Rows from a dataset of charts and code:
* * *
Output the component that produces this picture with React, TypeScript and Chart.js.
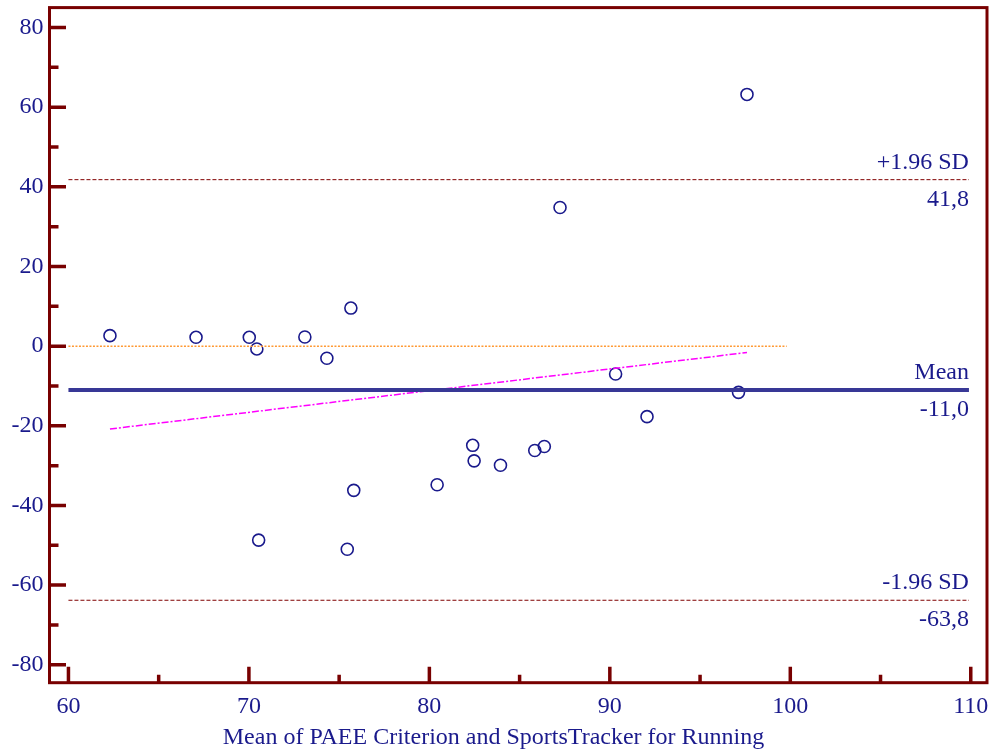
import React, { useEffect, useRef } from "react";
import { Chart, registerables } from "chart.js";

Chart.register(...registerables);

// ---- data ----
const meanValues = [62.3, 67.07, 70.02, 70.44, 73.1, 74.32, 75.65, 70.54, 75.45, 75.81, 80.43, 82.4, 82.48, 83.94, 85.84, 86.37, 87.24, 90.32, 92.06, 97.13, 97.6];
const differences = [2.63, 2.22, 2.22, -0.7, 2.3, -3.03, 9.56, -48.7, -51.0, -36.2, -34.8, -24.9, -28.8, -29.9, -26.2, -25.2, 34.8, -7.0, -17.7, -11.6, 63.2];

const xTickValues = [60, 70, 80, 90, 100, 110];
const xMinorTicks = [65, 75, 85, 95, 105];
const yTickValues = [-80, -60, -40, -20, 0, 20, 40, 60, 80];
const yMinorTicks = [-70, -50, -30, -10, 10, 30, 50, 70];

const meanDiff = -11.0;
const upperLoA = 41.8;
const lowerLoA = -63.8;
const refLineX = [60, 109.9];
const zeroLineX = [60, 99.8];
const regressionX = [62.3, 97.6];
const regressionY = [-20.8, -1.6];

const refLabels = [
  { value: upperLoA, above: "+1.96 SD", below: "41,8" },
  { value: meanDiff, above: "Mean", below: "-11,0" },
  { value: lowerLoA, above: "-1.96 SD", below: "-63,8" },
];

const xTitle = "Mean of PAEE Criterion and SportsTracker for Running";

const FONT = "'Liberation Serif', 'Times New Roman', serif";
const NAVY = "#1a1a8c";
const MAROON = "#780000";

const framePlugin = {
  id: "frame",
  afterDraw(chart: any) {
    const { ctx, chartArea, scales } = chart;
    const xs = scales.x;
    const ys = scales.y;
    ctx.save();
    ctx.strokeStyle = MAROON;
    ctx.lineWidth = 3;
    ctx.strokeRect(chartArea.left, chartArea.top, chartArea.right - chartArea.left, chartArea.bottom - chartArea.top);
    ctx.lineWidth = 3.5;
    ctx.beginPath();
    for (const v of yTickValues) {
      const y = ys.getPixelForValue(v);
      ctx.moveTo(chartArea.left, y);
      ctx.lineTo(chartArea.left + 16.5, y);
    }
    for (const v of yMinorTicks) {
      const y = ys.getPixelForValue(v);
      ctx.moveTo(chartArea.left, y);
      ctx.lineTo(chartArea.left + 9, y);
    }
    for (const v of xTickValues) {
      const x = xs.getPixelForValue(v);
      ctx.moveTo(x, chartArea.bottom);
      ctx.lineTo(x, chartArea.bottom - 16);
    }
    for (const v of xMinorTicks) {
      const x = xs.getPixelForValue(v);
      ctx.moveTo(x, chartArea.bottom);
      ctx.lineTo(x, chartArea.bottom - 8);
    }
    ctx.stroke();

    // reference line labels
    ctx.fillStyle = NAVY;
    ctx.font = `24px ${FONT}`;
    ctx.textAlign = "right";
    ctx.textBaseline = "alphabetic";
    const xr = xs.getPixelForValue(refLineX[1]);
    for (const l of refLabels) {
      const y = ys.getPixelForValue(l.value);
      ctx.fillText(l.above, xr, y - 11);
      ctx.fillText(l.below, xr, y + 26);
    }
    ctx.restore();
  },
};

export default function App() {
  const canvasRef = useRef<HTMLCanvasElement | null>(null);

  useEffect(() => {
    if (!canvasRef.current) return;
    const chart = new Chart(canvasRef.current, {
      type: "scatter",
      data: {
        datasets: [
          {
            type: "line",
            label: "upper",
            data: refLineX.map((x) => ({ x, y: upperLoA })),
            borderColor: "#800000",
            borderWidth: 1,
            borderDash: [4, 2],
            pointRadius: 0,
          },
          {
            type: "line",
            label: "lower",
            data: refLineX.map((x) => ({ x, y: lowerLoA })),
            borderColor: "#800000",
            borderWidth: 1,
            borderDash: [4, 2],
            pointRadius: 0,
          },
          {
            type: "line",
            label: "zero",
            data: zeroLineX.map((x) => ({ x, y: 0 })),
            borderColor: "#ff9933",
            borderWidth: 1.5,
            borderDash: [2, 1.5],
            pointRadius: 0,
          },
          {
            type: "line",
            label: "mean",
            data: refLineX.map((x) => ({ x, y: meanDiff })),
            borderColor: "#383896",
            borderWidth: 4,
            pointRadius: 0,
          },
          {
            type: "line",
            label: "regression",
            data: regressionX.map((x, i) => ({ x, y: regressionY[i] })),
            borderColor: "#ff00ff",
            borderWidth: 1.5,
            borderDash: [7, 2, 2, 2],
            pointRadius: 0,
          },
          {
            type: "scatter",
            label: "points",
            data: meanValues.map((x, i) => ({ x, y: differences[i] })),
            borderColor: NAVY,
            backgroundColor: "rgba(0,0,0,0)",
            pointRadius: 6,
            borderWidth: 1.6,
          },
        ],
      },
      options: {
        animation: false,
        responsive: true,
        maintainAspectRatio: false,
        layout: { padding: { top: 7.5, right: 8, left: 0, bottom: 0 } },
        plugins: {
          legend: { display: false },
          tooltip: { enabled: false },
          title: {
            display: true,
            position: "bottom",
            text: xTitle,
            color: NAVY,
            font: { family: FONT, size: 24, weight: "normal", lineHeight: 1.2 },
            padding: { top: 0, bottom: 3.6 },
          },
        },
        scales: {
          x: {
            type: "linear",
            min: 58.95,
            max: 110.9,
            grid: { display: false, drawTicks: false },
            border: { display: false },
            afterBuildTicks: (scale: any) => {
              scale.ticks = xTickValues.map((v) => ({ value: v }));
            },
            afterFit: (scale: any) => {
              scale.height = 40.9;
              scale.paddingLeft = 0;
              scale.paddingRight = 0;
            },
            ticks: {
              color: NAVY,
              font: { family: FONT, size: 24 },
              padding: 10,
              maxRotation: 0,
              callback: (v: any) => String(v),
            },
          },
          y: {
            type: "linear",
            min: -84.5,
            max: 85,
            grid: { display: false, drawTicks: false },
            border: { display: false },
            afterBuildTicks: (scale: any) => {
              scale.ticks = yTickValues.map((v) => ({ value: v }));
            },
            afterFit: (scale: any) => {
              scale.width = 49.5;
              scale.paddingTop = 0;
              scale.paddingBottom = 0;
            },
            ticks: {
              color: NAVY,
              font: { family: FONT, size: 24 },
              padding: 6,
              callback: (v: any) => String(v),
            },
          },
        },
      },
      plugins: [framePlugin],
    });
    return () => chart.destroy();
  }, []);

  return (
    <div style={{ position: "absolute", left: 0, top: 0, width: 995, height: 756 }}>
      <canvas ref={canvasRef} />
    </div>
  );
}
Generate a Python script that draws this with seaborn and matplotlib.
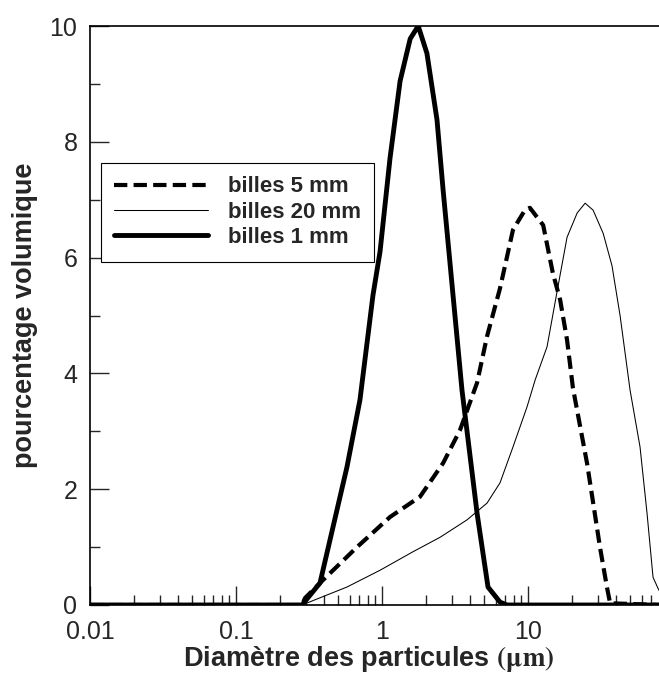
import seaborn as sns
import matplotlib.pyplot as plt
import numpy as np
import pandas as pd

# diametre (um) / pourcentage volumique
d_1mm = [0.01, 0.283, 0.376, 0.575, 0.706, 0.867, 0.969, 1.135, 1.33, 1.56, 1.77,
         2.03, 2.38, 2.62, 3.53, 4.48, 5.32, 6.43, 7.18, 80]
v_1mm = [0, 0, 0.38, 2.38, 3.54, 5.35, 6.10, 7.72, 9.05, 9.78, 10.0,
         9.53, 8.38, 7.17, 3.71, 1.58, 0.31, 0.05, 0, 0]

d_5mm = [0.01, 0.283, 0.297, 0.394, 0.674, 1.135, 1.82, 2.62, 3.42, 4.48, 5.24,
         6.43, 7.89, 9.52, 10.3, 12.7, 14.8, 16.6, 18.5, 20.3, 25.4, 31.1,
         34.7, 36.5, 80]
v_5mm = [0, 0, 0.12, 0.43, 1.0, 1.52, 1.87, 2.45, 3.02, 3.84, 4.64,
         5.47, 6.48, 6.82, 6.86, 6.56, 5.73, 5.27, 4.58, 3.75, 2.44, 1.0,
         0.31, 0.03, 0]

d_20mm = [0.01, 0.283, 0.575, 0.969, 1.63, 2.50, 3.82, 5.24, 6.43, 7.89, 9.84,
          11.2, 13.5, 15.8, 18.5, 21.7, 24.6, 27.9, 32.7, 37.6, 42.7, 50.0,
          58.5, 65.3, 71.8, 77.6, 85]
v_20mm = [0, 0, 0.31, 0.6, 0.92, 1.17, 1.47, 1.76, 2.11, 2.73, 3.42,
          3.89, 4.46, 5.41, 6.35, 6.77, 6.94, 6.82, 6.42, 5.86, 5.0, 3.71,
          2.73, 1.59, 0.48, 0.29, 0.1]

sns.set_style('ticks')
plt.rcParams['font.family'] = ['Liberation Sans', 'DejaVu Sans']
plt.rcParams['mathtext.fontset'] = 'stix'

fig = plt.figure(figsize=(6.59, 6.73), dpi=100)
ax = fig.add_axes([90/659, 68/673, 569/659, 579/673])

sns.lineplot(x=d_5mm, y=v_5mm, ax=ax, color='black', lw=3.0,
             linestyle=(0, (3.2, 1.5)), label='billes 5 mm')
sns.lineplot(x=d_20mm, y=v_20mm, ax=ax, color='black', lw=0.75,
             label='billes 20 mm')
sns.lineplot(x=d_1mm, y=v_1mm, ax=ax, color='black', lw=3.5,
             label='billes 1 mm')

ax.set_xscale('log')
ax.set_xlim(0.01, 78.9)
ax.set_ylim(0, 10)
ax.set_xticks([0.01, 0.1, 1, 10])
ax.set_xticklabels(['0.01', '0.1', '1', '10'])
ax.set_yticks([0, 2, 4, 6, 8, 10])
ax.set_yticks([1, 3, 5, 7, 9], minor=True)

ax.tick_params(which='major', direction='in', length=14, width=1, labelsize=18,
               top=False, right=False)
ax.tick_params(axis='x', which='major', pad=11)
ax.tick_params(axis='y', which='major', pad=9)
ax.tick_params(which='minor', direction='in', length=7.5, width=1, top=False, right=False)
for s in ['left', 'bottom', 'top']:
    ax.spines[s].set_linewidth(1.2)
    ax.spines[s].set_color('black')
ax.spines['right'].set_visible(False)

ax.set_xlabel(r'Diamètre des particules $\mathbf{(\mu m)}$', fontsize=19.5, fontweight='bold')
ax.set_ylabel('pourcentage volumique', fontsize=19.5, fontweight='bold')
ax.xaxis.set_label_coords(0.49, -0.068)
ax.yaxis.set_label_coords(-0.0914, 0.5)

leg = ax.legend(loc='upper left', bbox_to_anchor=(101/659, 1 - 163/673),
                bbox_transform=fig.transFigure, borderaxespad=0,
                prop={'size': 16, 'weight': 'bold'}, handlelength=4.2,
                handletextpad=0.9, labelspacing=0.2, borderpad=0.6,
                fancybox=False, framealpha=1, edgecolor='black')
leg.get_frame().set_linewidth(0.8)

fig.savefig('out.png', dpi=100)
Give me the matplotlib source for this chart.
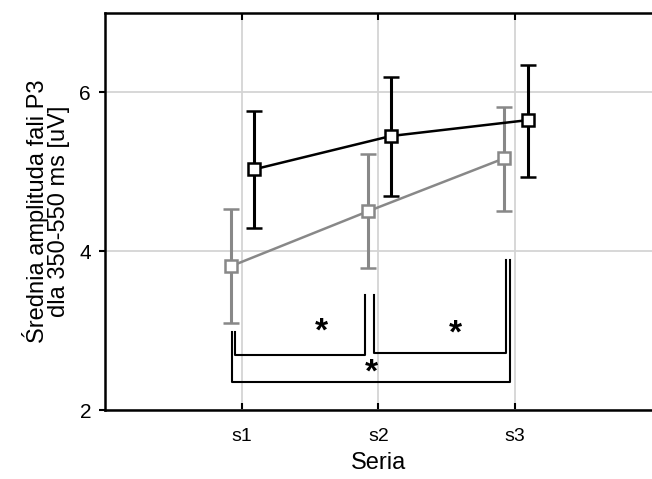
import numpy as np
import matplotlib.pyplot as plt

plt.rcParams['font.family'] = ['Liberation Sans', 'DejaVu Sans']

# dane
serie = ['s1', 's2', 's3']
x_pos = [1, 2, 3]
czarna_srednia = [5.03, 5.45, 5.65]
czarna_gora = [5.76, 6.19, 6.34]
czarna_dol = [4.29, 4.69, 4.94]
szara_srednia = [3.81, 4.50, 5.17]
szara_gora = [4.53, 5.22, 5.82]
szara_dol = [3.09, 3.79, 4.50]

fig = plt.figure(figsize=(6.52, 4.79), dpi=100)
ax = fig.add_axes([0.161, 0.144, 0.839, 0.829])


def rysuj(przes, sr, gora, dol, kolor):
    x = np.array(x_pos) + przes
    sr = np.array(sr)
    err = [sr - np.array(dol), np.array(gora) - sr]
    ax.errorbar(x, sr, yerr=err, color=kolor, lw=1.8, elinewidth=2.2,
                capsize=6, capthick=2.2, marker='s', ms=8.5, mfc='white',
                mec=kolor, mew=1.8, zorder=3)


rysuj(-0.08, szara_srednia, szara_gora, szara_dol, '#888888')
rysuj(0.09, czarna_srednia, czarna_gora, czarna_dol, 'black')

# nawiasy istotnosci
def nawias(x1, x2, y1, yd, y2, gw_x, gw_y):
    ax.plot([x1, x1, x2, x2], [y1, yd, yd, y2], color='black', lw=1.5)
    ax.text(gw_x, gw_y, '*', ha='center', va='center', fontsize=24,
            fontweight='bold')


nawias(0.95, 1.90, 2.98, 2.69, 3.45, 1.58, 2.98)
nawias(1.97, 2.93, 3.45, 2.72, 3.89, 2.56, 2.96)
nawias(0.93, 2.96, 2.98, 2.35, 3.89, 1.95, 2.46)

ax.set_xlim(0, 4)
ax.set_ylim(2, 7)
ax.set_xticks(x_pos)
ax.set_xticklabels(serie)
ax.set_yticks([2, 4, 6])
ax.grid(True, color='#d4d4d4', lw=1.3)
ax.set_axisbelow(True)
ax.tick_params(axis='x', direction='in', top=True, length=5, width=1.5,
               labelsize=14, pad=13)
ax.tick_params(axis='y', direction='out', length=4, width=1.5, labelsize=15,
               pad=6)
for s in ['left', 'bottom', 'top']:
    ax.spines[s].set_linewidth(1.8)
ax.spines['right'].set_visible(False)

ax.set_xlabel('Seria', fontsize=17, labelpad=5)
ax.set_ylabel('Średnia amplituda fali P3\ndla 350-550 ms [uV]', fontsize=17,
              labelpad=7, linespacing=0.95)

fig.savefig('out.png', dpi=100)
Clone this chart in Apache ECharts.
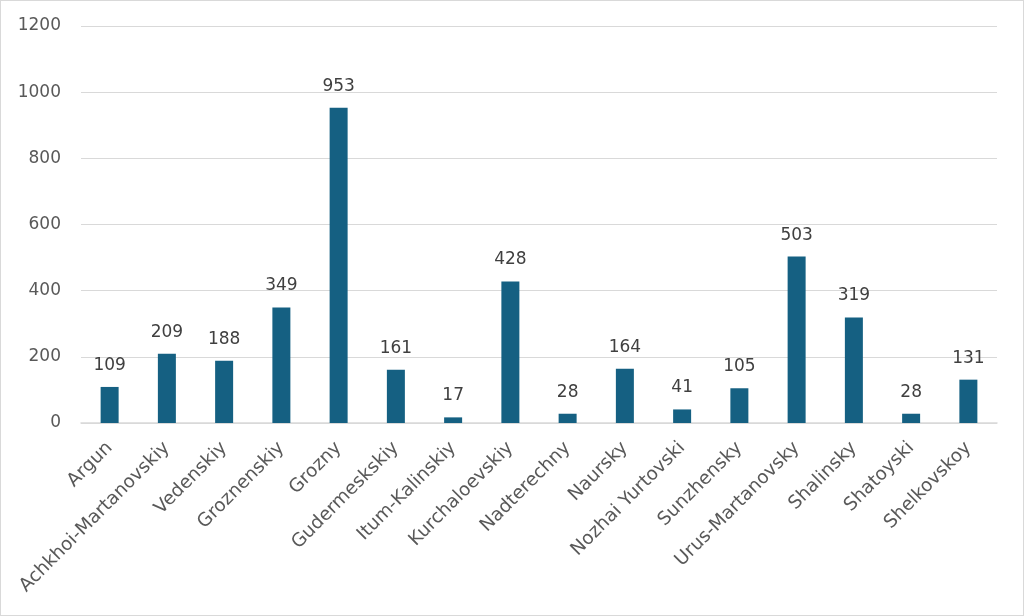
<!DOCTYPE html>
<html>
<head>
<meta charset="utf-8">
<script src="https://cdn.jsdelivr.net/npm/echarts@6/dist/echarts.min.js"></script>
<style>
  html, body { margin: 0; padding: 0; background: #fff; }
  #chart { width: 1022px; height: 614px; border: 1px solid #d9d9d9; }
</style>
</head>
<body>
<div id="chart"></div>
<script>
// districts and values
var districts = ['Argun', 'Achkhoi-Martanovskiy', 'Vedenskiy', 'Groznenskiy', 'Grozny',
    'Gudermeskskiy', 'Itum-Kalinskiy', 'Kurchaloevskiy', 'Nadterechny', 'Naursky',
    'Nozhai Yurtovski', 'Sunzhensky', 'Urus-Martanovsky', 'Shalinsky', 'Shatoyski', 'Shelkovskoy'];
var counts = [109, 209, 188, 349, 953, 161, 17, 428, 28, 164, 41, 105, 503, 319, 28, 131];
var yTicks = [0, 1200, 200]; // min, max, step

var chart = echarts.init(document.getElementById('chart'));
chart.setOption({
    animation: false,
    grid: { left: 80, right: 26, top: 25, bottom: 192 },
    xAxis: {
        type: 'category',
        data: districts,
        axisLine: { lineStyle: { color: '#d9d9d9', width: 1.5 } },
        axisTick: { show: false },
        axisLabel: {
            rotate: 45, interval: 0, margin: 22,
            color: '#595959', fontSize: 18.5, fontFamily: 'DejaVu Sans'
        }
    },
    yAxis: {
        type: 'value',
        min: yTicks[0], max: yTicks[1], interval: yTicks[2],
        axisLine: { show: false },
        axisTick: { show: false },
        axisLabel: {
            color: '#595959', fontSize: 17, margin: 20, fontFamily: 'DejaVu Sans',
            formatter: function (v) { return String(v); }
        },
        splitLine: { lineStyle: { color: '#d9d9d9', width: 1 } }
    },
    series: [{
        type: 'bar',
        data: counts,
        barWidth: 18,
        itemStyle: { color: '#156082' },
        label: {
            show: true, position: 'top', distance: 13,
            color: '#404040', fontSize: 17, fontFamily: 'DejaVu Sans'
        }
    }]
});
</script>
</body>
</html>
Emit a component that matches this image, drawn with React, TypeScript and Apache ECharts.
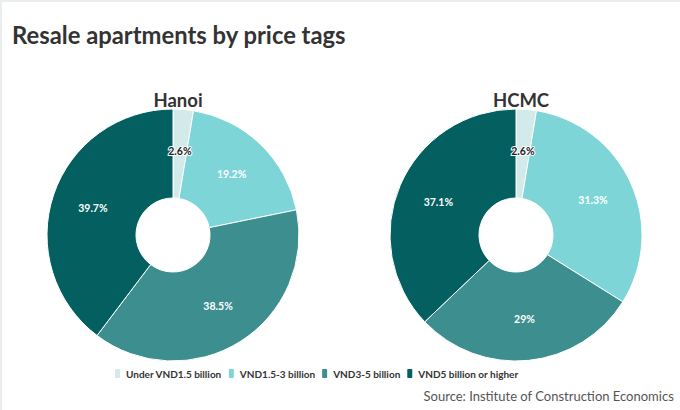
* * *
**DO THIS:** Exactly as written, please give again the lines from the beginning of the listing through the line containing "const regressionY = [-20.8, -1.6];", inclusive, without any pictures.

**SOLVED PROBLEM:**
Output the component that produces this picture with React, TypeScript and Chart.js.
import React, { useEffect, useRef } from "react";
import { Chart, registerables } from "chart.js";

Chart.register(...registerables);

// ---- data ----
const meanValues = [62.3, 67.07, 70.02, 70.44, 73.1, 74.32, 75.65, 70.54, 75.45, 75.81, 80.43, 82.4, 82.48, 83.94, 85.84, 86.37, 87.24, 90.32, 92.06, 97.13, 97.6];
const differences = [2.63, 2.22, 2.22, -0.7, 2.3, -3.03, 9.56, -48.7, -51.0, -36.2, -34.8, -24.9, -28.8, -29.9, -26.2, -25.2, 34.8, -7.0, -17.7, -11.6, 63.2];

const xTickValues = [60, 70, 80, 90, 100, 110];
const xMinorTicks = [65, 75, 85, 95, 105];
const yTickValues = [-80, -60, -40, -20, 0, 20, 40, 60, 80];
const yMinorTicks = [-70, -50, -30, -10, 10, 30, 50, 70];

const meanDiff = -11.0;
const upperLoA = 41.8;
const lowerLoA = -63.8;
const refLineX = [60, 109.9];
const zeroLineX = [60, 99.8];
const regressionX = [62.3, 97.6];
const regressionY = [-20.8, -1.6];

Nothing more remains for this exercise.